Public Advocate's Delgaudio: If Ann Coulter had been nominated to Supreme Court, "we would have fought for her"
In an October 3 interview on Fox News' Your World with Neil Cavuto, Eugene Delgaudio, president of conservative group Public Advocate of the United States -- which recently described the nomination of Harriet Miers to the Supreme Court as "a betrayal of the conservative, pro-family voters whose support put Bush in the White House" -- stated that if the president had nominated right-wing pundit Ann Coulter, "we would have fought for her."
Coulter, like Miers, has no experience as a judge. But she has offered up her opinions on several legal issues:
* Coulter has claimed that reporters and liberals "want it to be against the law to be a Republican, and they would like us in Guantánamo."

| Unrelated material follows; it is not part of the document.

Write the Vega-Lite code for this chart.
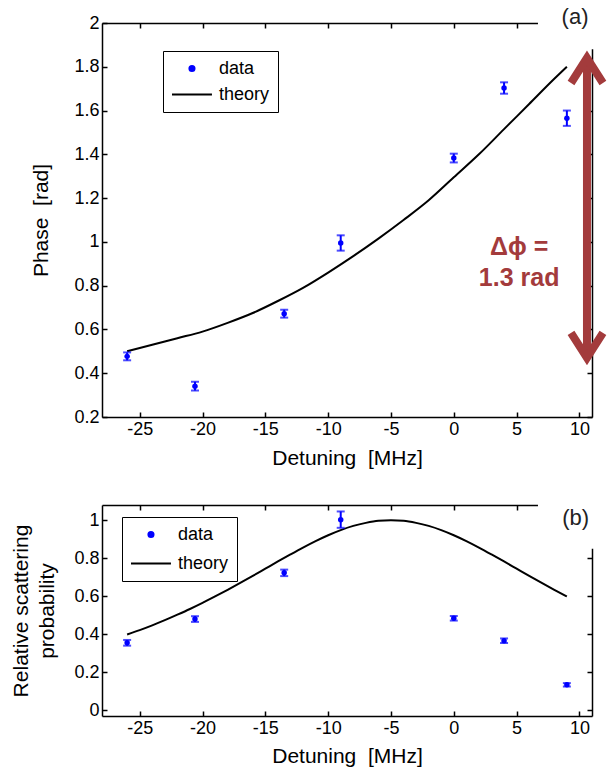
{
  "$schema": "https://vega.github.io/schema/vega-lite/v6.json",
  "padding": {"left": 10, "top": 6, "right": 0, "bottom": 2},
  "spacing": 88,
  "bounds": "flush",
  "resolve": {"scale": {"color": "independent"}, "legend": {"color": "independent"}},
  "datasets": {
    "phase": [
      {"x": -26, "y": 0.477, "lo": 0.459, "hi": 0.495, "series": "data"},
      {"x": -20.6, "y": 0.341, "lo": 0.321, "hi": 0.361, "series": "data"},
      {"x": -13.5, "y": 0.672, "lo": 0.654, "hi": 0.69, "series": "data"},
      {"x": -9, "y": 0.995, "lo": 0.96, "hi": 1.03, "series": "data"},
      {"x": 0, "y": 1.383, "lo": 1.363, "hi": 1.403, "series": "data"},
      {"x": 4, "y": 1.703, "lo": 1.677, "hi": 1.729, "series": "data"},
      {"x": 9, "y": 1.565, "lo": 1.53, "hi": 1.6, "series": "data"}
    ],
    "phase_theory": [
      {"x": -26, "y": 0.5, "series": "theory"},
      {"x": -24, "y": 0.53, "series": "theory"},
      {"x": -22, "y": 0.56, "series": "theory"},
      {"x": -20, "y": 0.59, "series": "theory"},
      {"x": -18, "y": 0.63, "series": "theory"},
      {"x": -16, "y": 0.675, "series": "theory"},
      {"x": -14, "y": 0.73, "series": "theory"},
      {"x": -12, "y": 0.79, "series": "theory"},
      {"x": -10, "y": 0.86, "series": "theory"},
      {"x": -8, "y": 0.935, "series": "theory"},
      {"x": -6, "y": 1.015, "series": "theory"},
      {"x": -4, "y": 1.1, "series": "theory"},
      {"x": -2, "y": 1.19, "series": "theory"},
      {"x": 0, "y": 1.295, "series": "theory"},
      {"x": 2, "y": 1.4, "series": "theory"},
      {"x": 4, "y": 1.515, "series": "theory"},
      {"x": 6, "y": 1.63, "series": "theory"},
      {"x": 8, "y": 1.745, "series": "theory"},
      {"x": 9, "y": 1.8, "series": "theory"}
    ],
    "scat": [
      {"x": -26, "y": 0.355, "lo": 0.34, "hi": 0.37, "series": "data"},
      {"x": -20.6, "y": 0.48, "lo": 0.465, "hi": 0.495, "series": "data"},
      {"x": -13.5, "y": 0.723, "lo": 0.706, "hi": 0.74, "series": "data"},
      {"x": -9, "y": 1.003, "lo": 0.96, "hi": 1.046, "series": "data"},
      {"x": 0, "y": 0.484, "lo": 0.472, "hi": 0.496, "series": "data"},
      {"x": 4, "y": 0.366, "lo": 0.354, "hi": 0.378, "series": "data"},
      {"x": 9, "y": 0.134, "lo": 0.125, "hi": 0.143, "series": "data"}
    ],
    "scat_theory": [
      {"x": -26, "y": 0.399, "series": "theory"},
      {"x": -25, "y": 0.422, "series": "theory"},
      {"x": -24, "y": 0.447, "series": "theory"},
      {"x": -23, "y": 0.474, "series": "theory"},
      {"x": -22, "y": 0.503, "series": "theory"},
      {"x": -21, "y": 0.533, "series": "theory"},
      {"x": -20, "y": 0.565, "series": "theory"},
      {"x": -19, "y": 0.599, "series": "theory"},
      {"x": -18, "y": 0.634, "series": "theory"},
      {"x": -17, "y": 0.67, "series": "theory"},
      {"x": -16, "y": 0.707, "series": "theory"},
      {"x": -15, "y": 0.745, "series": "theory"},
      {"x": -14, "y": 0.783, "series": "theory"},
      {"x": -13, "y": 0.82, "series": "theory"},
      {"x": -12, "y": 0.856, "series": "theory"},
      {"x": -11, "y": 0.89, "series": "theory"},
      {"x": -10, "y": 0.921, "series": "theory"},
      {"x": -9, "y": 0.948, "series": "theory"},
      {"x": -8, "y": 0.97, "series": "theory"},
      {"x": -7, "y": 0.986, "series": "theory"},
      {"x": -6, "y": 0.997, "series": "theory"},
      {"x": -5, "y": 1.0, "series": "theory"},
      {"x": -4, "y": 0.997, "series": "theory"},
      {"x": -3, "y": 0.986, "series": "theory"},
      {"x": -2, "y": 0.97, "series": "theory"},
      {"x": -1, "y": 0.948, "series": "theory"},
      {"x": 0, "y": 0.921, "series": "theory"},
      {"x": 1, "y": 0.89, "series": "theory"},
      {"x": 2, "y": 0.856, "series": "theory"},
      {"x": 3, "y": 0.82, "series": "theory"},
      {"x": 4, "y": 0.783, "series": "theory"},
      {"x": 5, "y": 0.745, "series": "theory"},
      {"x": 6, "y": 0.707, "series": "theory"},
      {"x": 7, "y": 0.67, "series": "theory"},
      {"x": 8, "y": 0.634, "series": "theory"},
      {"x": 9, "y": 0.599, "series": "theory"}
    ],
    "arrow": [
      {"part": "shaft", "i": 0, "x": 10.6, "y": 0.47},
      {"part": "shaft", "i": 1, "x": 10.6, "y": 1.84},
      {"part": "head_top", "i": 0, "x": 9.33, "y": 1.726},
      {"part": "head_top", "i": 1, "x": 10.6, "y": 1.84},
      {"part": "head_top", "i": 2, "x": 11.87, "y": 1.726},
      {"part": "head_bottom", "i": 0, "x": 9.33, "y": 0.584},
      {"part": "head_bottom", "i": 1, "x": 10.6, "y": 0.47},
      {"part": "head_bottom", "i": 2, "x": 11.87, "y": 0.584}
    ]
  },
  "vconcat": [
    {
      "width": 490,
      "height": 394,
      "resolve": {"axis": {"x": "independent", "y": "independent"}},
      "layer": [
        {
          "data": {"name": "phase_theory"},
          "mark": {"type": "line", "strokeWidth": 2, "interpolate": "monotone"},
          "encoding": {
            "x": {"field": "x", "type": "quantitative", "scale": {"domain": [-28, 11], "nice": false},
                  "axis": {"values": [-25, -20, -15, -10, -5, 0, 5, 10], "labelExpr": "'' + datum.value", "title": "Detuning\u00a0\u00a0[MHz]", "titlePadding": 9}},
            "y": {"field": "y", "type": "quantitative", "scale": {"domain": [0.2, 2], "nice": false, "zero": false},
                  "axis": {"values": [0.2, 0.4, 0.6, 0.8, 1, 1.2, 1.4, 1.6, 1.8, 2], "format": "~g", "title": "Phase\u00a0\u00a0[rad]", "titlePadding": 22}},
            "color": {"field": "series", "type": "nominal",
                      "scale": {"domain": ["data", "theory"], "range": ["#0000ff", "#000000"]},
                      "legend": {"orient": "none", "legendX": 61, "legendY": 28, "title": null,
                                 "strokeColor": "#000000", "fillColor": "#ffffff", "padding": 8,
                                 "labelFontSize": 18, "labelColor": "#000000", "labelOffset": 29,
                                 "symbolSize": 289, "rowPadding": 7,
                                 "encode": {"symbols": {"update": {
                                   "shape": {"signal": "datum.value === 'data' ? 'M1.05,0a0.3,0.3 0 1,0 0.6,0a0.3,0.3 0 1,0 -0.6,0Z' : 'M-1,0L3.7,0'"},
                                   "size": {"value": 289},
                                   "fill": {"signal": "datum.value === 'data' ? '#0000ff' : 'transparent'"},
                                   "stroke": {"signal": "datum.value === 'data' ? 'transparent' : '#000000'"},
                                   "strokeWidth": {"value": 2},
                                   "opacity": {"value": 1}}}}}}
          }
        },
        {
          "data": {"name": "phase"},
          "mark": {"type": "errorbar", "color": "#0000ff", "thickness": 2, "ticks": {"size": 8, "thickness": 2}},
          "encoding": {
            "x": {"field": "x", "type": "quantitative", "scale": {"domain": [-28, 11], "nice": false}, "axis": null},
            "y": {"field": "lo", "type": "quantitative", "scale": {"domain": [0.2, 2], "nice": false, "zero": false}, "axis": null},
            "y2": {"field": "hi"}
          }
        },
        {
          "data": {"name": "phase"},
          "mark": {"type": "point", "filled": true, "opacity": 1, "size": 30},
          "encoding": {
            "x": {"field": "x", "type": "quantitative", "scale": {"domain": [-28, 11], "nice": false},
                  "axis": {"orient": "top", "values": [-25, -20, -15, -10, -5, 0, 5, 10], "labels": false, "title": null}},
            "y": {"field": "y", "type": "quantitative", "scale": {"domain": [0.2, 2], "nice": false, "zero": false},
                  "axis": {"orient": "right", "values": [0.2, 0.4, 0.6, 0.8, 1, 1.2, 1.4, 1.6, 1.8, 2], "labels": false, "title": null}},
            "color": {"field": "series", "type": "nominal", "scale": {"domain": ["data", "theory"], "range": ["#0000ff", "#000000"]}}
          }
        },
        {
          "data": {"values": [{"x1": 6.7, "x2": 11.4, "y1": 1.88, "y2": 2.008}]},
          "mark": {"type": "rect", "color": "#ffffff", "clip": false},
          "encoding": {
            "x": {"field": "x1", "type": "quantitative", "scale": {"domain": [-28, 11], "nice": false}, "axis": null},
            "x2": {"field": "x2"},
            "y": {"field": "y1", "type": "quantitative", "scale": {"domain": [0.2, 2], "nice": false, "zero": false}, "axis": null},
            "y2": {"field": "y2"}
          }
        },
        {
          "data": {"name": "arrow"},
          "mark": {"type": "line", "color": "#a33b3c", "strokeWidth": 8, "strokeJoin": "miter", "strokeCap": "butt", "clip": false},
          "encoding": {
            "x": {"field": "x", "type": "quantitative", "scale": {"domain": [-28, 11], "nice": false}, "axis": null},
            "y": {"field": "y", "type": "quantitative", "scale": {"domain": [0.2, 2], "nice": false, "zero": false}, "axis": null},
            "detail": {"field": "part"},
            "order": {"field": "i"}
          }
        },
        {
          "data": {"values": [
            {"x": 5.2, "y": 0.977, "label": "Δϕ ="},
            {"x": 5.2, "y": 0.835, "label": "1.3 rad"}
          ]},
          "mark": {"type": "text", "color": "#a33b3c", "fontSize": 25, "fontWeight": "bold", "align": "center", "baseline": "middle"},
          "encoding": {
            "x": {"field": "x", "type": "quantitative", "scale": {"domain": [-28, 11], "nice": false}, "axis": null},
            "y": {"field": "y", "type": "quantitative", "scale": {"domain": [0.2, 2], "nice": false, "zero": false}, "axis": null},
            "text": {"field": "label"}
          }
        },
        {
          "data": {"values": [{"x": 9.65, "y": 2.027, "label": "(a)"}]},
          "mark": {"type": "text", "color": "#222222", "fontSize": 22, "align": "center", "baseline": "middle", "clip": false},
          "encoding": {
            "x": {"field": "x", "type": "quantitative", "scale": {"domain": [-28, 11], "nice": false}, "axis": null},
            "y": {"field": "y", "type": "quantitative", "scale": {"domain": [0.2, 2], "nice": false, "zero": false}, "axis": null},
            "text": {"field": "label"}
          }
        }
      ]
    },
    {
      "width": 490,
      "height": 211,
      "resolve": {"axis": {"x": "independent", "y": "independent"}},
      "layer": [
        {
          "data": {"name": "scat_theory"},
          "mark": {"type": "line", "strokeWidth": 2, "interpolate": "monotone"},
          "encoding": {
            "x": {"field": "x", "type": "quantitative", "scale": {"domain": [-28, 11], "nice": false},
                  "axis": {"values": [-25, -20, -15, -10, -5, 0, 5, 10], "labelExpr": "'' + datum.value", "title": "Detuning\u00a0\u00a0[MHz]", "titlePadding": 8}},
            "y": {"field": "y", "type": "quantitative", "scale": {"domain": [-0.03, 1.08], "nice": false, "zero": false},
                  "axis": {"values": [0, 0.2, 0.4, 0.6, 0.8, 1], "format": "~g", "title": ["Relative scattering", "probability"], "titlePadding": 16, "titleLineHeight": 26}},
            "color": {"field": "series", "type": "nominal",
                      "scale": {"domain": ["data", "theory"], "range": ["#0000ff", "#000000"]},
                      "legend": {"orient": "none", "legendX": 20, "legendY": 12, "title": null,
                                 "strokeColor": "#000000", "fillColor": "#ffffff", "padding": 8,
                                 "labelFontSize": 18, "labelColor": "#000000", "labelOffset": 29,
                                 "symbolSize": 289, "rowPadding": 10,
                                 "encode": {"symbols": {"update": {
                                   "shape": {"signal": "datum.value === 'data' ? 'M1.05,0a0.3,0.3 0 1,0 0.6,0a0.3,0.3 0 1,0 -0.6,0Z' : 'M-1,0L3.7,0'"},
                                   "size": {"value": 289},
                                   "fill": {"signal": "datum.value === 'data' ? '#0000ff' : 'transparent'"},
                                   "stroke": {"signal": "datum.value === 'data' ? 'transparent' : '#000000'"},
                                   "strokeWidth": {"value": 2},
                                   "opacity": {"value": 1}}}}}}
          }
        },
        {
          "data": {"name": "scat"},
          "mark": {"type": "errorbar", "color": "#0000ff", "thickness": 2, "ticks": {"size": 8, "thickness": 2}},
          "encoding": {
            "x": {"field": "x", "type": "quantitative", "scale": {"domain": [-28, 11], "nice": false}, "axis": null},
            "y": {"field": "lo", "type": "quantitative", "scale": {"domain": [-0.03, 1.08], "nice": false, "zero": false}, "axis": null},
            "y2": {"field": "hi"}
          }
        },
        {
          "data": {"name": "scat"},
          "mark": {"type": "point", "filled": true, "opacity": 1, "size": 30},
          "encoding": {
            "x": {"field": "x", "type": "quantitative", "scale": {"domain": [-28, 11], "nice": false},
                  "axis": {"orient": "top", "values": [-25, -20, -15, -10, -5, 0, 5, 10], "labels": false, "title": null}},
            "y": {"field": "y", "type": "quantitative", "scale": {"domain": [-0.03, 1.08], "nice": false, "zero": false},
                  "axis": {"orient": "right", "values": [0, 0.2, 0.4, 0.6, 0.8, 1], "labels": false, "title": null}},
            "color": {"field": "series", "type": "nominal", "scale": {"domain": ["data", "theory"], "range": ["#0000ff", "#000000"]}}
          }
        },
        {
          "data": {"values": [{"x1": 6.7, "x2": 11.4, "y1": 0.85, "y2": 1.09}]},
          "mark": {"type": "rect", "color": "#ffffff", "clip": false},
          "encoding": {
            "x": {"field": "x1", "type": "quantitative", "scale": {"domain": [-28, 11], "nice": false}, "axis": null},
            "x2": {"field": "x2"},
            "y": {"field": "y1", "type": "quantitative", "scale": {"domain": [-0.03, 1.08], "nice": false, "zero": false}, "axis": null},
            "y2": {"field": "y2"}
          }
        },
        {
          "data": {"values": [{"x": 9.7, "y": 1.012, "label": "(b)"}]},
          "mark": {"type": "text", "color": "#222222", "fontSize": 22, "align": "center", "baseline": "middle", "clip": false},
          "encoding": {
            "x": {"field": "x", "type": "quantitative", "scale": {"domain": [-28, 11], "nice": false}, "axis": null},
            "y": {"field": "y", "type": "quantitative", "scale": {"domain": [-0.03, 1.08], "nice": false, "zero": false}, "axis": null},
            "text": {"field": "label"}
          }
        }
      ]
    }
  ],
  "config": {
    "font": "Liberation Sans",
    "view": {"stroke": null},
    "axis": {
      "grid": false,
      "domainColor": "#000000",
      "domainWidth": 1.5,
      "tickColor": "#000000",
      "tickWidth": 1.5,
      "tickSize": -5,
      "labelPadding": 8,
      "labelFontSize": 18,
      "labelColor": "#000000",
      "labelFont": "Liberation Sans",
      "titleFont": "Liberation Sans",
      "titleFontSize": 21,
      "titleFontWeight": "normal",
      "titleColor": "#000000"
    },
    "legend": {"labelFont": "Liberation Sans"}
  }
}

* Coulter has also theorized that the only way a Supreme Court nominee could win the support of NARAL Pro-Choice America or Planned Parenthood would be "to actually perform an abortion during his confirmation hearing, live, on camera, and preferably a partial birth one."
* Coulter blamed an Arizona county attorney for dropping the charges against two men accused of throwing pies at Coulter during an October 2004 speech. But as Media Matters noted at the time, the charges were dropped after both Coulter and the arresting officer failed to appear in court for the trial.
Public Advocate describes itself as "a dedicated group of young conservatives in Washington, D.C." who are "defending the rights of fathers, mothers and children to live their lives free from government intrusions and the self-serving motives of liberal special interests and agendas," with particular attention to opposing abortion and the rights of gays and lesbians. The group spent more than $5 million between 1997 and 2000 "on a nationwide campaign that has often vilified gays as pedophiles and violent criminals," according to an April 8, 2002, Washington Post article. Delgaudio, a member of the Loudoun County, Virginia, Board of Supervisors, also opposed recently confirmed Chief Justice John G. Roberts Jr., telling a press conference that "Judge Roberts assisted the forces that would criminalize Christianity" by offering legal advice to gay-rights advocates, the Post reported on August 11.